Still. Only a matter of time, right? It seemed he only had to knock against a pillow to shatter a bone.

He quirked his eyebrows as Danny pulled his own copy of A Concise Dictionary of Middle Egyptian out of his medical bag, surprised for the second time in as many minutes. Thoth wasn’t aware that anyone at the academy or the castle taught the ancient language, and there weren’t many ‘teach yourself’ books available. He had most of them himself, hoarded in his bedroom. As well as giving him pause, the sight of the book stirred the sense of abandonment he’d been feeling since he’d lost his magic. Thoth was, had always been, a lonely child; he had given up trying to make friends amongst other fairies at around the time he gave up on the good nature of people, and when he realised that his own likeability was zero. The necessary social bonds required by fairies (which were, after all, pack animals by instinct) he forged with animals, who had now all gone deathly quiet in the absence of magic.
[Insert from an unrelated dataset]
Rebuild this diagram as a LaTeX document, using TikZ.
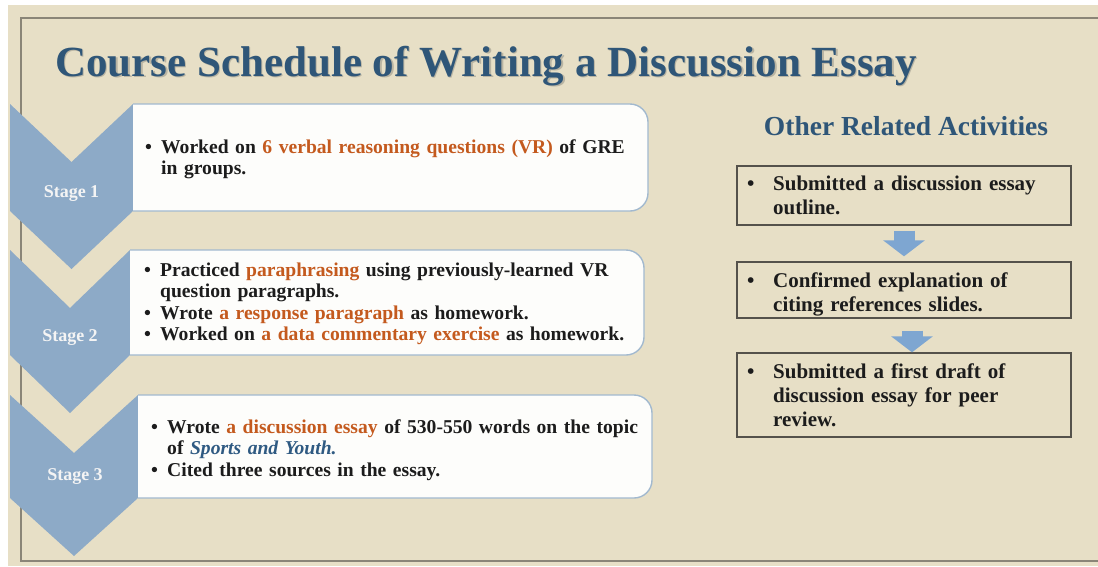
\documentclass[tikz,border=0pt]{standalone}
\usepackage{fontspec}
\setmainfont{Liberation Serif}
\usetikzlibrary{arrows.meta,calc}
\pgfdeclarelayer{bg}\pgfdeclarelayer{chev}\pgfdeclarelayer{boxes}
\pgfsetlayers{bg,chev,boxes,main}
\definecolor{beige}{HTML}{E7DFC6}
\definecolor{framec}{HTML}{8A8577}
\definecolor{chevc}{HTML}{8DAAC7}
\definecolor{boxborder}{HTML}{A2B9CF}
\definecolor{boxfill}{HTML}{FDFDFB}
\definecolor{orng}{HTML}{C45A1E}
\definecolor{titleblue}{HTML}{2F5678}
\definecolor{sportblue}{HTML}{2F5A82}
\definecolor{darktext}{HTML}{1C1C1C}
\definecolor{rborder}{HTML}{55524B}
\definecolor{arrowc}{HTML}{7EA6D1}
\definecolor{stagetext}{HTML}{F4F4F4}
\definecolor{shadowc}{HTML}{8C8A80}
\newcommand\orn[1]{\textcolor{orng}{#1}}
\newcommand\lbul{\makebox[16pt][l]{•}}
\newcommand\lind{\hspace*{16pt}}
\newcommand\rbul{\makebox[26pt][l]{•}}
\newcommand\rind{\hspace*{26pt}}
\newcommand\mychev[5]{%
  \fill[chevc] (#1,#3) -- ({(#1+#2)/2},{#3+#5}) -- (#2,#3) -- (#2,#4)
    -- ({(#1+#2)/2},{#4+#5}) -- (#1,#4) -- cycle;}
\begin{document}
\begin{tikzpicture}[x=1pt,y=-1pt,
  titletxt/.style={anchor=base west,inner sep=0pt,text=titleblue,
    font=\fontsize{43}{50}\selectfont\bfseries},
  subtitle/.style={anchor=base,inner sep=0pt,text=titleblue,
    font=\fontsize{27.5}{32}\selectfont\bfseries},
  lshape/.style={inner sep=0pt,outer sep=0pt},
  ltext/.style={anchor=base west,inner sep=0pt,text width=540pt,align=left,
    text=darktext,font=\fontsize{19.6}{21.5}\selectfont\bfseries},
  lbox/.style={fill=boxfill,draw=boxborder,line width=1.4pt,rounded corners=18pt},
  rbox/.style={draw=rborder,line width=1.4pt,inner sep=0pt,minimum width=334pt},
  rtext/.style={anchor=base west,inner sep=0pt,text width=330pt,align=left,
    text=darktext,font=\fontsize{21}{24.2}\selectfont\bfseries},
  stagetxt/.style={text=stagetext,inner sep=0pt,
    font=\fontsize{18}{20}\selectfont\bfseries},
  blockarr/.style={draw=arrowc,line width=21pt,
    -{Triangle[width=41pt,length=16pt]}},
]
\useasboundingbox (0,0) rectangle (1098,566);
\begin{pgfonlayer}{bg}
  \fill[white] (0,0) rectangle (1098,566);
  \fill[beige] (8,5) rectangle (1098,566);
  \draw[framec,line width=2.2pt] (1098,18) -- (21,18) -- (21,561) -- (1098,561);
\end{pgfonlayer}
\begin{pgfonlayer}{chev}
  \mychev{10}{133}{104}{211}{58}
  \mychev{10}{130}{250}{355}{58}
  \mychev{10}{138}{395}{498}{58}
\end{pgfonlayer}

% title
\node[titletxt,text=shadowc,opacity=.5] (tsh) at (56.5,77.5)
  {Course Schedule of Writing a Discussion Essay};
\node[titletxt] (title) at (55,76)
  {Course Schedule of Writing a Discussion Essay};

% stage labels
\node[stagetxt] (s1) at (71.5,194) {Stage 1};
\node[stagetxt] (s2) at (70,338) {Stage 2};
\node[stagetxt] (s3) at (75,477) {Stage 3};

% left boxes
\node[lshape,minimum width=515pt,minimum height=107pt] (b1) at (390.5,157.5) {};
\node[lshape,minimum width=514pt,minimum height=105pt] (b2) at (387,302.5) {};
\node[lshape,minimum width=514pt,minimum height=103pt] (b3) at (395,446.5) {};
\begin{pgfonlayer}{boxes}
  \filldraw[lbox] (b1.north west) -- (b1.north east) -- (b1.south east) -- (b1.south west);
  \filldraw[lbox] (b2.north west) -- (b2.north east) -- (b2.south east) -- (b2.south west);
  \filldraw[lbox] (b3.north west) -- (b3.north east) -- (b3.south east) -- (b3.south west);
\end{pgfonlayer}
\node[ltext] (b1t) at (145,153)
  {\lbul Worked on \orn{6 verbal reasoning questions (VR)} of GRE\\
   \lind in groups.};
\node[ltext] (b2t) at (144,276)
  {\lbul Practiced \orn{paraphrasing} using previously-learned VR\\
   \lind question paragraphs.\\
   \lbul Wrote \orn{a response paragraph} as homework.\\
   \lbul Worked on \orn{a data commentary exercise} as homework.};
\node[ltext] (b3t) at (151,433)
  {\lbul Wrote \orn{a discussion essay} of 530-550 words on the topic\\
   \lind of \textcolor{sportblue}{\itshape Sports and Youth.}\\
   \lbul Cited three sources in the essay.};

% right column
\node[subtitle] (other) at (906,135) {Other Related Activities};
\node[rbox,minimum height=59pt] (r1) at (904,195.5) {};
\node[rbox,minimum height=56pt] (r2) at (904,290) {};
\node[rbox,minimum height=84pt] (r3) at (904,395) {};
\node[rtext] (r1t) at (747,190)
  {\rbul Submitted a discussion essay\\ \rind outline.};
\node[rtext] (r2t) at (747,287)
  {\rbul Confirmed explanation of\\ \rind citing references slides.};
\node[rtext] (r3t) at (747,378)
  {\rbul Submitted a first draft of\\ \rind discussion essay for peer\\ \rind review.};
\draw[blockarr] ($(r1.south)+(0,5)$) -- ($(r2.north)+(0,-5)$);
\draw[blockarr] ($(r2.south)+(8,12)$) -- ($(r3.north)+(8,0)$);
\end{tikzpicture}
\end{document}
His inability to communicate with his friends, at a time when he was being continually isolated from society by being hauled back into hospital whenever he slipped on a stair, left him feeling more cut off than ever.

In spite of the pain, he shrugged again when Danny spoke. “I can sleep when I’m dead,” he responded flatly. After a moment he added with somewhat more affability, “you progressed from birds to people quickly.”

He was vaguely aware that Danny was different, somehow, but couldn’t put his finger quite on what. Thoth never noticed how other people looked and wasn’t socially adept enough to understand complex facial expressions. He did, however, sense that something was wrong. Perhaps it was an affinity with the type of wrongness. Thoth shifted slightly in his bed, not quite sure whether he was supposed to do something or what he should do, or even if he was misinterpreting what he was seeing. He understood Tristan’s emotions and what to do about them, but not really anyone else’s.

“That’s Morveren,” he told the tiger when he snuffled the little aqua-fox, for lack of knowing what else to say or do. “She’s my familiar. You didn’t meet her before. Try not to wake her up because you’ll probably regret it if you do.”